Akin to road rage is a parallel realm...

Akin to road rage is a parallel realm, a zone of civil responsibility

By Ken LaRive

Sidelines show people still question why Camellia Boulevard is 35 mph. Some say they feel “road rage” when driving on it. Well, I have a parallel feeling akin to that, and what separates us is just a simple point of view.

Here we are ...a beautiful sun-shiny morning. The sky is blue and crisp, crystal-clear with a hint of chill. Know that kind of day?

Even on one of the most safely designed roads, paid for by our tax dollars, the blood and sweat of Louisiana and our father’s dreams, we find ourselves driving on Camellia with several thoughtless people. In spite of Camellia’s positive intent, officers risk their lives every day to enforce the law.

Our laws didn’t just spontaneously spring up; they were hard won. They were forged by righteous crusades, stimulated by the memories of horrific and tragic traffic accidents. These laws are designed for our safety and security, but something much more: the strength of hope, and peace of mind.

What comfort is there, and what little thanks some give? Where else are there laws in place to bring us from the pit of chaos to the mountain of reason? America is so special, so amazingly beautiful, and yet those lawbreakers who endanger the rest are tolerated to the point of absurdity.

Ever think about the complicated processes, and the thousands of years of formulation to get us to this place in 2008? I’m not talking just about a soldier’s blood for liberty; but loving ideals that took us out of the proverbial darkness of our minds.

Law defines us, and the more serious one takes law, the greater love and respect he has for the good in men and our very civilization as well.
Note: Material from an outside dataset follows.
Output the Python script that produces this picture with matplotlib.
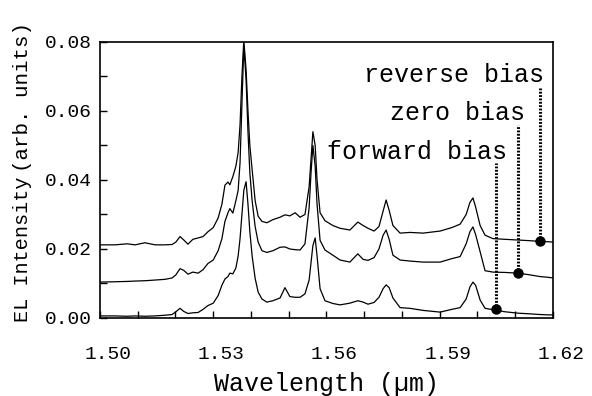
import matplotlib
matplotlib.use("Agg")
import matplotlib.pyplot as plt
import matplotlib.transforms as mtransforms
from matplotlib.ticker import MultipleLocator

# wavelength grid (um)
wavelength = [
    1.5000, 1.5040, 1.5072, 1.5093, 1.5119, 1.5146, 1.5172, 1.5191, 1.5201, 1.5212,
    1.5222, 1.5233, 1.5246, 1.5260, 1.5273, 1.5286, 1.5300, 1.5313, 1.5323, 1.5331,
    1.5339, 1.5344, 1.5352, 1.5360, 1.5366, 1.5371, 1.5376, 1.5381, 1.5387, 1.5392,
    1.5397, 1.5403, 1.5411, 1.5419, 1.5429, 1.5442, 1.5458, 1.5477, 1.5490, 1.5503,
    1.5517, 1.5530, 1.5543, 1.5554, 1.5559, 1.5564, 1.5570, 1.5575, 1.5583, 1.5596,
    1.5617, 1.5636, 1.5662, 1.5683, 1.5697, 1.5710, 1.5726, 1.5739, 1.5750, 1.5758,
    1.5766, 1.5776, 1.5795, 1.5821, 1.5856, 1.5901, 1.5932, 1.5954, 1.5970, 1.5980,
    1.5988, 1.5995, 1.6007, 1.6020, 1.6041, 1.6073, 1.6107, 1.6139, 1.6166, 1.6187,
    1.6200,
]

reverse_bias = [
    0.0212, 0.0212, 0.0215, 0.0212, 0.0218, 0.0212, 0.0212, 0.0213, 0.0220, 0.0236,
    0.0226, 0.0214, 0.0228, 0.0232, 0.0236, 0.0250, 0.0262, 0.0290, 0.0330, 0.0385,
    0.0394, 0.0386, 0.0410, 0.0440, 0.0480, 0.0560, 0.0700, 0.0805, 0.0720, 0.0600,
    0.0500, 0.0430, 0.0340, 0.0295, 0.0280, 0.0276, 0.0285, 0.0292, 0.0299, 0.0296,
    0.0305, 0.0292, 0.0300, 0.0380, 0.0460, 0.0540, 0.0500, 0.0400, 0.0305, 0.0282,
    0.0268, 0.0260, 0.0255, 0.0278, 0.0268, 0.0260, 0.0252, 0.0265, 0.0310, 0.0342,
    0.0312, 0.0268, 0.0246, 0.0248, 0.0246, 0.0252, 0.0262, 0.0272, 0.0300, 0.0335,
    0.0348, 0.0322, 0.0268, 0.0240, 0.0230, 0.0228, 0.0226, 0.0224, 0.0222, 0.0221,
    0.0220,
]

zero_bias = [
    0.0104, 0.0105, 0.0106, 0.0107, 0.0108, 0.0110, 0.0112, 0.0116, 0.0125, 0.0143,
    0.0138, 0.0127, 0.0133, 0.0130, 0.0140, 0.0158, 0.0168, 0.0195, 0.0230, 0.0280,
    0.0305, 0.0317, 0.0304, 0.0340, 0.0370, 0.0450, 0.0620, 0.0790, 0.0690, 0.0540,
    0.0420, 0.0340, 0.0265, 0.0220, 0.0195, 0.0190, 0.0195, 0.0205, 0.0206, 0.0200,
    0.0198, 0.0197, 0.0215, 0.0320, 0.0420, 0.0500, 0.0440, 0.0330, 0.0225, 0.0197,
    0.0182, 0.0168, 0.0162, 0.0186, 0.0170, 0.0167, 0.0175, 0.0200, 0.0240, 0.0255,
    0.0228, 0.0182, 0.0168, 0.0165, 0.0162, 0.0162, 0.0172, 0.0178, 0.0215, 0.0250,
    0.0264, 0.0242, 0.0192, 0.0137, 0.0133, 0.0132, 0.0130, 0.0125, 0.0120, 0.0118,
    0.0116,
]

forward_bias = [
    0.0006, 0.0006, 0.0005, 0.0006, 0.0005, 0.0006, 0.0008, 0.0010, 0.0018, 0.0028,
    0.0019, 0.0013, 0.0015, 0.0016, 0.0025, 0.0036, 0.0043, 0.0065, 0.0095, 0.0113,
    0.0120, 0.0130, 0.0128, 0.0145, 0.0180, 0.0230, 0.0300, 0.0370, 0.0395, 0.0330,
    0.0250, 0.0180, 0.0115, 0.0075, 0.0055, 0.0046, 0.0050, 0.0058, 0.0088, 0.0062,
    0.0060, 0.0060, 0.0070, 0.0110, 0.0160, 0.0210, 0.0232, 0.0180, 0.0085, 0.0050,
    0.0042, 0.0038, 0.0043, 0.0050, 0.0046, 0.0040, 0.0045, 0.0060, 0.0085, 0.0096,
    0.0088, 0.0058, 0.0030, 0.0028, 0.0022, 0.0017, 0.0025, 0.0030, 0.0055, 0.0090,
    0.0104, 0.0095, 0.0052, 0.0028, 0.0024, 0.0018, 0.0014, 0.0012, 0.0010, 0.0009,
    0.0009,
]

labels = ["forward bias", "zero bias", "reverse bias"]
marker_x = [1.6050, 1.6107, 1.6166]
marker_y = [0.0026, 0.0130, 0.0222]
pointer_top = [0.0450, 0.0560, 0.0667]
label_x = [1.6078, 1.6126, 1.6177]
label_y = [0.0481, 0.0594, 0.0704]

x_ticks = [1.50, 1.53, 1.56, 1.59, 1.62]
y_ticks = [0.00, 0.02, 0.04, 0.06, 0.08]

font = ["Liberation Mono", "DejaVu Sans Mono"]
plt.rcParams["font.family"] = font

fig = plt.figure(figsize=(5.92, 3.96), dpi=100, facecolor="white")
ax = fig.add_axes([0.1689, 0.197, 0.7652, 0.697])

for series in (forward_bias, zero_bias, reverse_bias):
    ax.plot(wavelength, series, color="black", linewidth=0.9)

for mx, my, top in zip(marker_x, marker_y, pointer_top):
    ax.plot([mx, mx], [my, top], color="black", linewidth=2.2,
            linestyle=(0, (0.6, 0.5)), solid_capstyle="butt")
    ax.plot(mx, my, "o", color="black", markersize=6.5)

for lx, ly, text in zip(label_x, label_y, labels):
    ax.text(lx, ly, text, ha="right", va="center", fontsize=18)

ax.set_xlim(1.50, 1.62)
ax.set_ylim(0.0, 0.08)
ax.set_xticks(x_ticks)
ax.set_xticklabels([f"{v:.2f}" for v in x_ticks])
ax.set_yticks(y_ticks)
ax.set_yticklabels([f"{v:.2f}" for v in y_ticks])
ax.xaxis.set_minor_locator(MultipleLocator(0.01))
ax.yaxis.set_minor_locator(MultipleLocator(0.01))
ax.tick_params(which="both", direction="in", length=5, width=1.0,
               labelsize=14, top=False, right=False)
ax.tick_params(axis="x", pad=20)
ax.tick_params(axis="y", pad=6)

shift = mtransforms.ScaledTranslation(8 / 100, 0, fig.dpi_scale_trans)
for lbl in ax.get_xticklabels():
    lbl.set_transform(lbl.get_transform() + shift)

for spine in ax.spines.values():
    spine.set_linewidth(1.2)
    spine.set_color("black")

ax.set_xlabel("Wavelength (\u00b5m)", fontsize=18, labelpad=7)

# y label in two parts, anchored at the start of each string
fig.text(22 / 592, 74 / 396, "EL Intensity", rotation=90, rotation_mode="anchor",
         ha="left", va="center", fontsize=14.5)
fig.text(23 / 592, 224 / 396, "(arb. units)", rotation=90, rotation_mode="anchor",
         ha="left", va="center", fontsize=15)

fig.savefig("out.png", dpi=100, facecolor="white")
Laughing children with pets, grandparents... tricycles, training wheels, and little orange flags on red bikes with baskets in front and infant seats in back, defines Camellia Boulevard, and all of that is just five feet from the curb!

I watch the speeders, tailgaters, telephone users, and drunks ...all oblivious to it... insensitive to compassion or empathy. Inconsiderately, they preen and prep, weave and speed to the next red light.

Yes, the stage parallel to rage, where there is no need for adrenalin and testosterone, lays a fragile realm, a zone called civil responsibility. For those few, that zone is seemingly not understood or appreciated. We might laugh, or even feel sorry for them, if they weren’t so dangerous.